Whilst hardly prolific, the last decade has found her in more experimental form, with stripped jazz albums and, in 1997’s Ghostyhead, spoken recitations over ambient noise and guitar. Even so, when early last year she described a forthcoming work as “an improvised interpretation of Christian ideology”, even the diehards could be forgiven a cold shudder. But what a record this is: Rickie Lee in the raw, scatting, squawking and whispering through 13 songs of angry rock and unnervingly stark arrangements. Fired by the gospel teachings, it’s as much an exploration of her own faith as a commentary on Christ’s place in a fucked-up world. Jesus, she feels, gets too much bad press.

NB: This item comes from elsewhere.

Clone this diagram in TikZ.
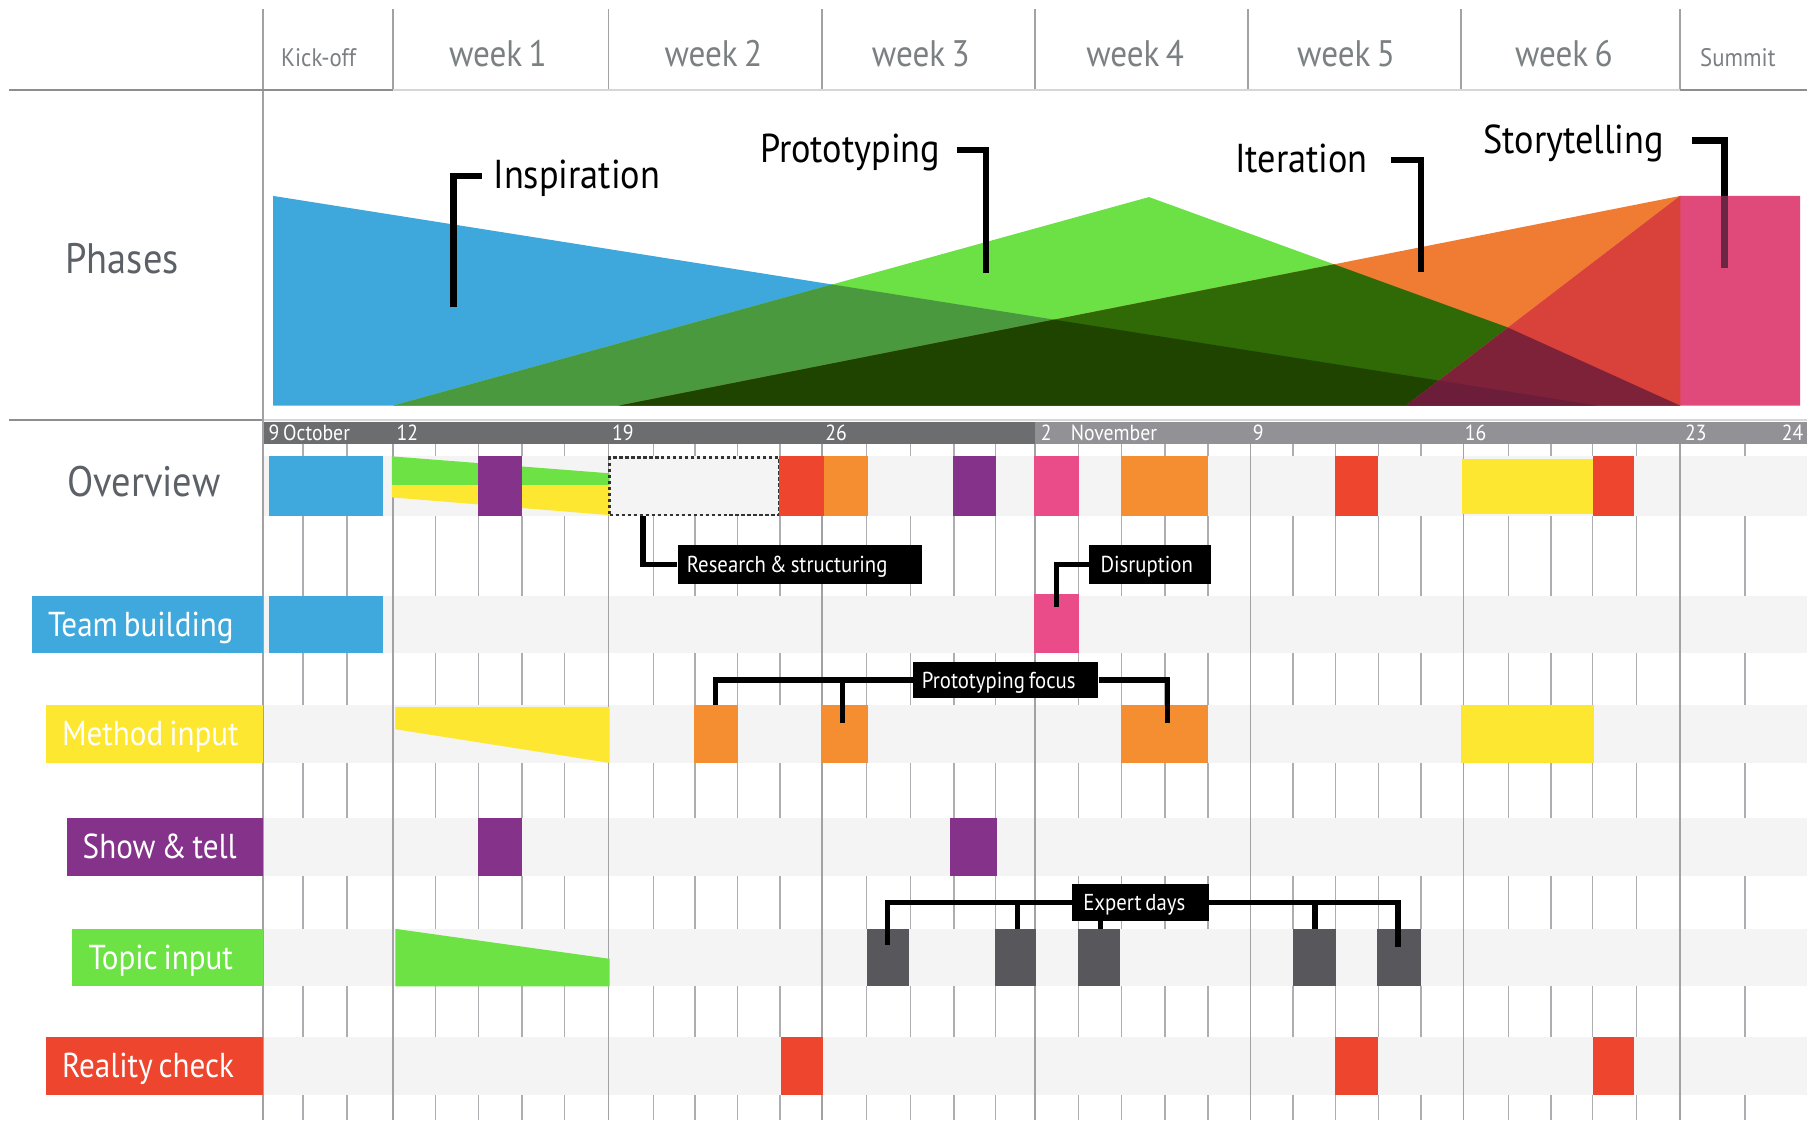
\documentclass[tikz,border=0pt]{standalone}
\usepackage{fontspec}
\setmainfont{PT Sans}[FakeStretch=0.9]
\usetikzlibrary{calc}
% narrower interword space, set right after the size is chosen
\newcommand\tightsp{\fontdimen2\font=0.17em\relax}
% one-line label that keeps the font's own (narrow) interword space
\newcommand\lblbox[1]{\mbox{\spaceskip=0pt\xspaceskip=0pt\relax #1}}

% palette
\definecolor{cBlue}{HTML}{3FA9DD}
\definecolor{cYellow}{HTML}{FDE731}
\definecolor{cPurple}{HTML}{84328A}
\definecolor{cGreen}{HTML}{6DE245}
\definecolor{cRed}{HTML}{EE452E}
\definecolor{cOrange}{HTML}{F48E30}
\definecolor{cPink}{HTML}{EA4C89}
\definecolor{cSlate}{HTML}{58575C}
\definecolor{cBand}{HTML}{F4F4F4}
\definecolor{cDay}{HTML}{ADADB2}
\definecolor{cWeek}{HTML}{A2A2A4}
\definecolor{cBarDark}{HTML}{6B6D6E}
\definecolor{cBarLight}{HTML}{929196}
\definecolor{cHeadText}{HTML}{7B8083}
\definecolor{cSideText}{HTML}{5C6167}
\definecolor{cRuleDark}{HTML}{8E8E8E}
\definecolor{cRuleLight}{HTML}{D6D6D6}
% phase colours and their overlaps
\definecolor{colB}{HTML}{3EA8DC}
\definecolor{colG}{HTML}{6BE146}
\definecolor{colBG}{HTML}{4A993E}
\definecolor{colO}{HTML}{F07C33}
\definecolor{colGO}{HTML}{2F6A06}
\definecolor{colBGO}{HTML}{1F4400}
\definecolor{colP}{HTML}{E04A7B}
\definecolor{colOP}{HTML}{D9413B}
\definecolor{colGOP}{HTML}{7E2239}
\definecolor{colBGOP}{HTML}{6B1D39}
\definecolor{colStoryRule}{HTML}{6A2743}

\tikzset{
  headlbl/.style={font={\fontsize{32}{34}\selectfont\tightsp}, text=cHeadText, inner sep=0pt},
  headsmall/.style={font={\fontsize{22}{24}\selectfont\tightsp}, text=cHeadText, inner sep=0pt},
  sidetitle/.style={font={\fontsize{37}{40}\selectfont\tightsp}, text=cSideText, inner sep=0pt},
  phaselbl/.style={font={\fontsize{35}{38}\selectfont\tightsp}, text=black, inner ysep=0pt,
                   text height=22pt, text depth=0pt},
  bracket/.style={line width=5.5pt, black, line join=miter},
  rowlbl/.style={font={\fontsize{30}{32}\selectfont\tightsp}, text=white, anchor=east, align=left,
                 inner xsep=14pt, inner ysep=0pt, minimum height=50pt,
                 text height=20.5pt, text depth=0pt},
  callout/.style={fill=black, text=white, font={\fontsize{20}{22}\selectfont\tightsp}, align=left,
                  inner xsep=8pt, inner ysep=0pt, minimum height=34pt,
                  text height=14pt, text depth=0pt},
  lead/.style={line width=4.5pt, black, line join=miter},
  datelbl/.style={font={\fontsize{19}{21}\selectfont\tightsp}, text=white, inner sep=0pt, anchor=base west},
  headrule/.style={line width=1.5pt, draw=cWeek},
  dayline/.style={line width=1.3pt, draw=cDay},
  weekline/.style={line width=1.5pt, draw=cWeek},
  % phase outlines
  shpB/.style={insert path={(237,170) -- (1386,352) -- (237,352) -- cycle}},
  shpG/.style={insert path={(341,352) -- (997,171) -- (1308,284) -- (1458,352) -- cycle}},
  shpO/.style={insert path={(537,352) -- (1458,170) -- (1458,352) -- cycle}},
  shpP/.style={insert path={(1220,352) -- (1458,170) -- (1562,170) -- (1562,352) -- cycle}},
}

\begin{document}
\begin{tikzpicture}[x=1pt, y=-1pt]
\fill[white] (0,0) rectangle (1568,972);
\useasboundingbox (0,0) rectangle (1568,972);

% ---------- header row ----------
\foreach \x in {341,528,713,898,1083,1268,1458}
  \draw[headrule] (\x,8) -- (\x,78);
\draw[headrule] (228,8) -- (228,364);
\draw[line width=1.5pt, cRuleDark] (8,78) -- (341,78);
\draw[line width=1.5pt, cRuleLight] (341,78) -- (1458,78);
\draw[line width=1.5pt, cRuleDark] (1458,78) -- (1568,78);

\node[headsmall, anchor=base] (hd-kick) at (276.5,57.3) {Kick-off};
\node[headlbl, anchor=base] (hd-w1) at (432,58) {week 1};
\node[headlbl, anchor=base] (hd-w2) at (619,58) {week 2};
\node[headlbl, anchor=base] (hd-w3) at (799,58) {week 3};
\node[headlbl, anchor=base] (hd-w4) at (985,58) {week 4};
\node[headlbl, anchor=base] (hd-w5) at (1168,58) {week 5};
\node[headlbl, anchor=base] (hd-w6) at (1357,58) {week 6};
\node[headsmall, anchor=base] (hd-summit) at (1508,57.3) {Summit};

% ---------- phases ----------
\node[sidetitle, anchor=base] (phases) at (106,237) {Phases};

\fill[colB, shpB];
\fill[colG, shpG];
\begin{scope}\clip[shpG]; \fill[colBG, shpB];\end{scope}
\fill[colO, shpO];
\begin{scope}\clip[shpO]; \fill[colGO, shpG];\end{scope}
\begin{scope}\clip[shpO]; \clip[shpG]; \fill[colBGO, shpB];\end{scope}

\node[phaselbl, anchor=west, inner xsep=10pt] (insp) at (418,152.7) {Inspiration};
\coordinate (insp-end) at (393.5,266);
\draw[bracket] (insp.west) -| (insp-end);

\node[phaselbl, anchor=east, inner xsep=14pt] (proto) at (830,130) {Prototyping};
\coordinate (proto-end) at (855.5,237);
\draw[bracket] (proto.east) -| (proto-end);

\node[phaselbl, anchor=east, inner xsep=20pt] (iter) at (1207,138.8) {Iteration};
\coordinate (iter-end) at (1233,235.7);
\draw[bracket] (iter.east) -| (iter-end);

\node[phaselbl, anchor=east, inner xsep=24pt] (story) at (1468,122) {Storytelling};
\coordinate (story-end) at (1496.5,232.7);
\coordinate (story-mid) at (1496.5,170);
\draw[bracket] (story.east) -| (story-end);

\fill[colP, shpP];
\begin{scope}\clip[shpP]; \fill[colOP, shpO];\end{scope}
\begin{scope}\clip[shpP]; \clip[shpO]; \fill[colGOP, shpG];\end{scope}
\begin{scope}\clip[shpP]; \clip[shpO]; \clip[shpG]; \fill[colBGOP, shpB];\end{scope}
\draw[line width=5.5pt, colStoryRule] (story-mid) -- (story-end);

% ---------- date bar ----------
\draw[line width=1.5pt, cRuleDark] (8,364.5) -- (228,364.5);
\draw[line width=1.5pt, cRuleLight] (228,364.5) -- (1568,364.5);
\fill[cBarDark] (228,366) rectangle (898,385);
\fill[cBarLight] (898,366) rectangle (1568,385);
\node[datelbl] (d-oct9) at (233,382) {9 October};
\node[datelbl] (d-12) at (344,382) {12};
\node[datelbl] (d-19) at (531,382) {19};
\node[datelbl] (d-26) at (716,382) {26};
\node[datelbl] (d-2) at (903,382) {2};
\node[datelbl] (d-nov) at (929,382) {November};
\node[datelbl] (d-9) at (1087,382) {9};
\node[datelbl] (d-16) at (1271,382) {16};
\node[datelbl] (d-23) at (1462,382) {23};
\node[datelbl] (d-24) at (1546,382) {24};

% ---------- day grid and row bands ----------
\foreach \x in {263,301,378,415,453,490,567,603,640,677,752,790,828,864,936,973,1011,1048,
                1122,1159,1196,1233,1309,1346,1382,1420,1514}
  \draw[dayline] (\x,385) -- (\x,972);
\foreach \ya/\yb in {396/448,517/567,612/662,710/760,806/856,900/950}
  \fill[cBand] (228,\ya) rectangle (1568,\yb);
\foreach \x in {341,528,713,898,1085,1270,1458}
  \draw[weekline] (\x,385) -- (\x,972);
\draw[weekline] (228,364) -- (228,972);

% ---------- overview row ----------
\fill[cBlue] (233,396) rectangle (332,448);
\fill[cGreen] (340,396) -- (529,410.7) -- (529,421) -- (340,421) -- cycle;
\fill[cYellow] (340,421) -- (529,421) -- (529,447) -- (340,431.6) -- cycle;
\fill[cPurple] (415,396) rectangle (453,448);
\node[draw=black!80, line width=2pt, dash pattern=on 3pt off 2.2pt, fill=cBand,
      minimum width=147pt, minimum height=50pt, inner sep=0pt] (rsframe) at (602.5,422) {};
\fill[cRed] (676,396) rectangle (715,448);
\fill[cOrange] (715,396) rectangle (753,448);
\fill[cPurple] (827,396) rectangle (864,448);
\fill[cPink] (897,396) rectangle (936,448);
\fill[cOrange] (973,396) rectangle (1048,448);
\fill[cRed] (1158,396) rectangle (1196,448);
\fill[cYellow] (1269,398) rectangle (1382,446);
\fill[cRed] (1382,396) rectangle (1418,448);

% ---------- team building ----------
\fill[cBlue] (233,517) rectangle (332,567);
\fill[cPink] (897,515) rectangle (936,567);

% ---------- method input ----------
\fill[cYellow] (343,613.6) -- (529,613.6) -- (529,662) -- (343,632.8) -- cycle;
\fill[cOrange] (602,612) rectangle (640,662);
\fill[cOrange] (713,612) rectangle (753,662);
\fill[cOrange] (973,612) rectangle (1048,662);
\fill[cYellow] (1268,612) rectangle (1383,662);

% ---------- show & tell ----------
\fill[cPurple] (415,710) rectangle (453,760);
\fill[cPurple] (824,710) rectangle (865,760);

% ---------- topic input ----------
\fill[cGreen] (343,806) -- (529,832) -- (529,856) -- (343,856) -- cycle;
\foreach \xa/\xb in {752/789,863/899,935/972,1122/1159,1195/1233}
  \fill[cSlate] (\xa,806) rectangle (\xb,856);

% ---------- reality check ----------
\foreach \xa/\xb in {678/714,1158/1196,1382/1418}
  \fill[cRed] (\xa,900) rectangle (\xb,950);

% ---------- call-outs ----------
\node[callout, text width=196pt] (rsbox) at (694,489.5) {\lblbox{Research \& structuring}};
\coordinate (rs-foot) at (558,448);
\draw[lead] (rsbox.west) -| (rs-foot);

\node[callout, text width=86pt, inner xsep=10pt] (disbox) at (998,489.5) {\lblbox{Disruption}};
\coordinate (dis-foot) at (917,527);
\draw[lead] (disbox.west) -| (dis-foot);

\node[callout, text width=145pt, minimum height=32pt] (pfbox) at (872.5,590) {\lblbox{Prototyping focus}};
\coordinate (pf-a) at (621,612);
\coordinate (pf-b) at (731,627);
\coordinate (pf-c) at (1013,627);
\draw[lead] (pfbox.west) -| (pf-a);
\draw[lead] (pf-b) |- (pfbox.west);
\draw[lead] (pfbox.east) -| (pf-c);

\node[callout, text width=99pt, inner xsep=10pt, minimum height=32pt] (edbox) at (989.5,783) {\lblbox{Expert days}};
\coordinate (ed-a) at (770,820);
\coordinate (ed-b) at (883,806);
\coordinate (ed-c) at (955,806);
\coordinate (ed-d) at (1141,806);
\coordinate (ed-e) at (1213,822);
\draw[lead] (edbox.west) -| (ed-a);
\draw[lead] (ed-b) |- (edbox.west);
\draw[lead] (ed-c) -- (ed-c |- edbox.south);
\draw[lead] (edbox.east) -| (ed-e);
\draw[lead] (ed-d) |- (edbox.east);

% ---------- row titles ----------
\node[sidetitle, anchor=base] (overview) at (125,431) {Overview};
\node[rowlbl, fill=cBlue, text width=172pt] (lbl-team) at (228,542) {\lblbox{Team building}};
\node[rowlbl, fill=cYellow, text width=160pt] (lbl-method) at (228,637) {\lblbox{Method input}};
\node[rowlbl, fill=cPurple, text width=142pt] (lbl-show) at (228,735) {\lblbox{Show \& tell}};
\node[rowlbl, fill=cGreen, text width=137pt] (lbl-topic) at (228,831) {\lblbox{Topic input}};
\node[rowlbl, fill=cRed, text width=160pt] (lbl-reality) at (228,925) {\lblbox{Reality check}};
\end{tikzpicture}
\end{document}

With Peter Atanasoff slashing guitar behind her like a vintage Lenny Kaye, Jones often sounds as fervid as Patti Smith. When exuding low-key menace, she could be a distaff Jim White. “Nobody Knows My Name” is a wholly improvised rant that, along with “It Hurts”, suggests her faith is often a struggle. With its scratchy guitar coda, “Where I Like It Best” alludes to the Lord’s Prayer, whilst “Elvis Cadillac” imagines Presley coasting the heavens while Janis Joplin works the corner bar. The extra bursts of accompaniment are sharp – heraldic-sounding trumpets, the odd cannon-fire drumshot.

But for all its weird dissonance, Sermon…’s musical crudeness gives it a powerful immediacy. Strangely accessible and highly addictive, it’s her best work in three decades.